**YOUR TASK**
Copy exactly the lines that run from the top of the listing to the line containing "const mid = (b, fs) => b - 0.32 * fs;", both ends included, and omit the pictures.

**DATASET EXCERPT**
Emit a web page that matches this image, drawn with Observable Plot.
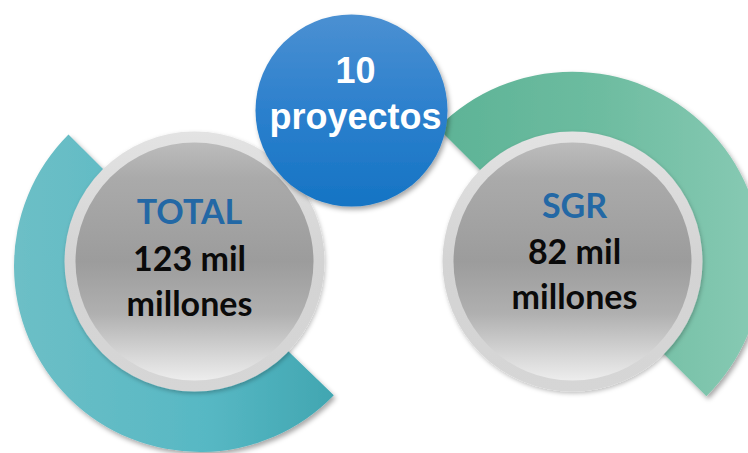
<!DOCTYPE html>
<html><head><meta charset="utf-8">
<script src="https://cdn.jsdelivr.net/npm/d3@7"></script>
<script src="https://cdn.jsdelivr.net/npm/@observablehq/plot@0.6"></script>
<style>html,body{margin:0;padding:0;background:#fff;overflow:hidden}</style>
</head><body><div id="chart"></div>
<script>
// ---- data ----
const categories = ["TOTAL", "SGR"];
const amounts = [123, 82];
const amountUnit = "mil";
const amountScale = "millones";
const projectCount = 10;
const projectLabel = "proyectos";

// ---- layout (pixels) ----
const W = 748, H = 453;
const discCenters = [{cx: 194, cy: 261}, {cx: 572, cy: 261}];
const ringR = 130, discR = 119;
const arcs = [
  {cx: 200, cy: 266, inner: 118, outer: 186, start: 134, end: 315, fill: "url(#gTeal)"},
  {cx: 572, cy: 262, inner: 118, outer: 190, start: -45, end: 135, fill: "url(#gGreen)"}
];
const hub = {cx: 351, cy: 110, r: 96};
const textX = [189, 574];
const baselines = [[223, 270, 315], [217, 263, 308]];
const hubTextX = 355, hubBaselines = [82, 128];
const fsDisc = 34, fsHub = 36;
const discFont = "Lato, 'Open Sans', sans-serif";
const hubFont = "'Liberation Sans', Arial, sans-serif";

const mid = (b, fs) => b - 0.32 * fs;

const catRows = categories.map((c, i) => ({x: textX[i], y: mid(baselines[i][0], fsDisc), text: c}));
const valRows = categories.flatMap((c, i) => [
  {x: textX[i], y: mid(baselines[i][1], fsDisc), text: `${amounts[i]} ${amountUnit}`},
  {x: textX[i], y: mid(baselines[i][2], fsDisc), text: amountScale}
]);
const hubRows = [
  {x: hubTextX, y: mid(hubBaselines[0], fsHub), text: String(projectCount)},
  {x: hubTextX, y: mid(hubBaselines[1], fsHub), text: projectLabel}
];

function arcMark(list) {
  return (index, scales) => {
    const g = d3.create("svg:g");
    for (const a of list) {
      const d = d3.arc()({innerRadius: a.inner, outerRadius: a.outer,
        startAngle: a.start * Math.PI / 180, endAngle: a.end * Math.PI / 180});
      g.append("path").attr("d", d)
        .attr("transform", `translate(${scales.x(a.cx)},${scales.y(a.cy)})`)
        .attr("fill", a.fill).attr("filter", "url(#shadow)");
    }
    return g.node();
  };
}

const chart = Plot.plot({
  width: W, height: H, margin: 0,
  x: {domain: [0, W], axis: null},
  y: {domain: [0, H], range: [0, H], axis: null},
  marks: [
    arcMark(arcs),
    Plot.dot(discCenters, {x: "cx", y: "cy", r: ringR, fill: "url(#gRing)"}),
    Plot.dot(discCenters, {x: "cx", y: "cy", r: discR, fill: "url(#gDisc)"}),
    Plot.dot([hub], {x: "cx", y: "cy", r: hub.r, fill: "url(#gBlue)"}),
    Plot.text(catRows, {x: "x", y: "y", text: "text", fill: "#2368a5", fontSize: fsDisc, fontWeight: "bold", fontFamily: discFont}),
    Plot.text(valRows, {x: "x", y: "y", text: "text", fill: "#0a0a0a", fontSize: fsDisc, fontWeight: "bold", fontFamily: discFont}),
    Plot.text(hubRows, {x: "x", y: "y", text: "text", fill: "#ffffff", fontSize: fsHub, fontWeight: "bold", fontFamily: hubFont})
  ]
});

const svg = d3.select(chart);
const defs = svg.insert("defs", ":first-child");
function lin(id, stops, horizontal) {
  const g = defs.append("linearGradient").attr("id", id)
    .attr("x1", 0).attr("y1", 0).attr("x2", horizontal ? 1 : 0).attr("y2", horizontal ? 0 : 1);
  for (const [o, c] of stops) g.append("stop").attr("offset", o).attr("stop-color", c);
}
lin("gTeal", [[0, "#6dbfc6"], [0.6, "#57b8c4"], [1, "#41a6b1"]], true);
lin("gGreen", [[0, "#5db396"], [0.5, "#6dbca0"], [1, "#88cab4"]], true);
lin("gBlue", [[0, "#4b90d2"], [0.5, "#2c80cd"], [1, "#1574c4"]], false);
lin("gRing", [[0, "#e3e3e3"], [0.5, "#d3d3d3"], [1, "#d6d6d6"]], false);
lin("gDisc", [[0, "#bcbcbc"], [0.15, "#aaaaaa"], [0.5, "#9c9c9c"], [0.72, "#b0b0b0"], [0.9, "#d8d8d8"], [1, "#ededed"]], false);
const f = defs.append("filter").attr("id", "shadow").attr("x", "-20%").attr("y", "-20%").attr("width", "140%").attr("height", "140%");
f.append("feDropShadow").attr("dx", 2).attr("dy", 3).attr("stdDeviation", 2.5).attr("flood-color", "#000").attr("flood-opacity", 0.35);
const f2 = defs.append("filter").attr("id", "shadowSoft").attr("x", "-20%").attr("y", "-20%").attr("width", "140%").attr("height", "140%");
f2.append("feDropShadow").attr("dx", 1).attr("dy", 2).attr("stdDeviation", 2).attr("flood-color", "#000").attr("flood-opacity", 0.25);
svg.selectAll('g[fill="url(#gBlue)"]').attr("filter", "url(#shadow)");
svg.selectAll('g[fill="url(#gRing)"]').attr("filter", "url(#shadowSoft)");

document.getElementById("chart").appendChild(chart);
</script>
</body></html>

**IN RESPONSE**
Emit a web page that matches this image, drawn with Observable Plot.
<!DOCTYPE html>
<html><head><meta charset="utf-8">
<script src="https://cdn.jsdelivr.net/npm/d3@7"></script>
<script src="https://cdn.jsdelivr.net/npm/@observablehq/plot@0.6"></script>
<style>html,body{margin:0;padding:0;background:#fff;overflow:hidden}</style>
</head><body><div id="chart"></div>
<script>
// ---- data ----
const categories = ["TOTAL", "SGR"];
const amounts = [123, 82];
const amountUnit = "mil";
const amountScale = "millones";
const projectCount = 10;
const projectLabel = "proyectos";

// ---- layout (pixels) ----
const W = 748, H = 453;
const discCenters = [{cx: 194, cy: 261}, {cx: 572, cy: 261}];
const ringR = 130, discR = 119;
const arcs = [
  {cx: 200, cy: 266, inner: 118, outer: 186, start: 134, end: 315, fill: "url(#gTeal)"},
  {cx: 572, cy: 262, inner: 118, outer: 190, start: -45, end: 135, fill: "url(#gGreen)"}
];
const hub = {cx: 351, cy: 110, r: 96};
const textX = [189, 574];
const baselines = [[223, 270, 315], [217, 263, 308]];
const hubTextX = 355, hubBaselines = [82, 128];
const fsDisc = 34, fsHub = 36;
const discFont = "Lato, 'Open Sans', sans-serif";
const hubFont = "'Liberation Sans', Arial, sans-serif";

const mid = (b, fs) => b - 0.32 * fs;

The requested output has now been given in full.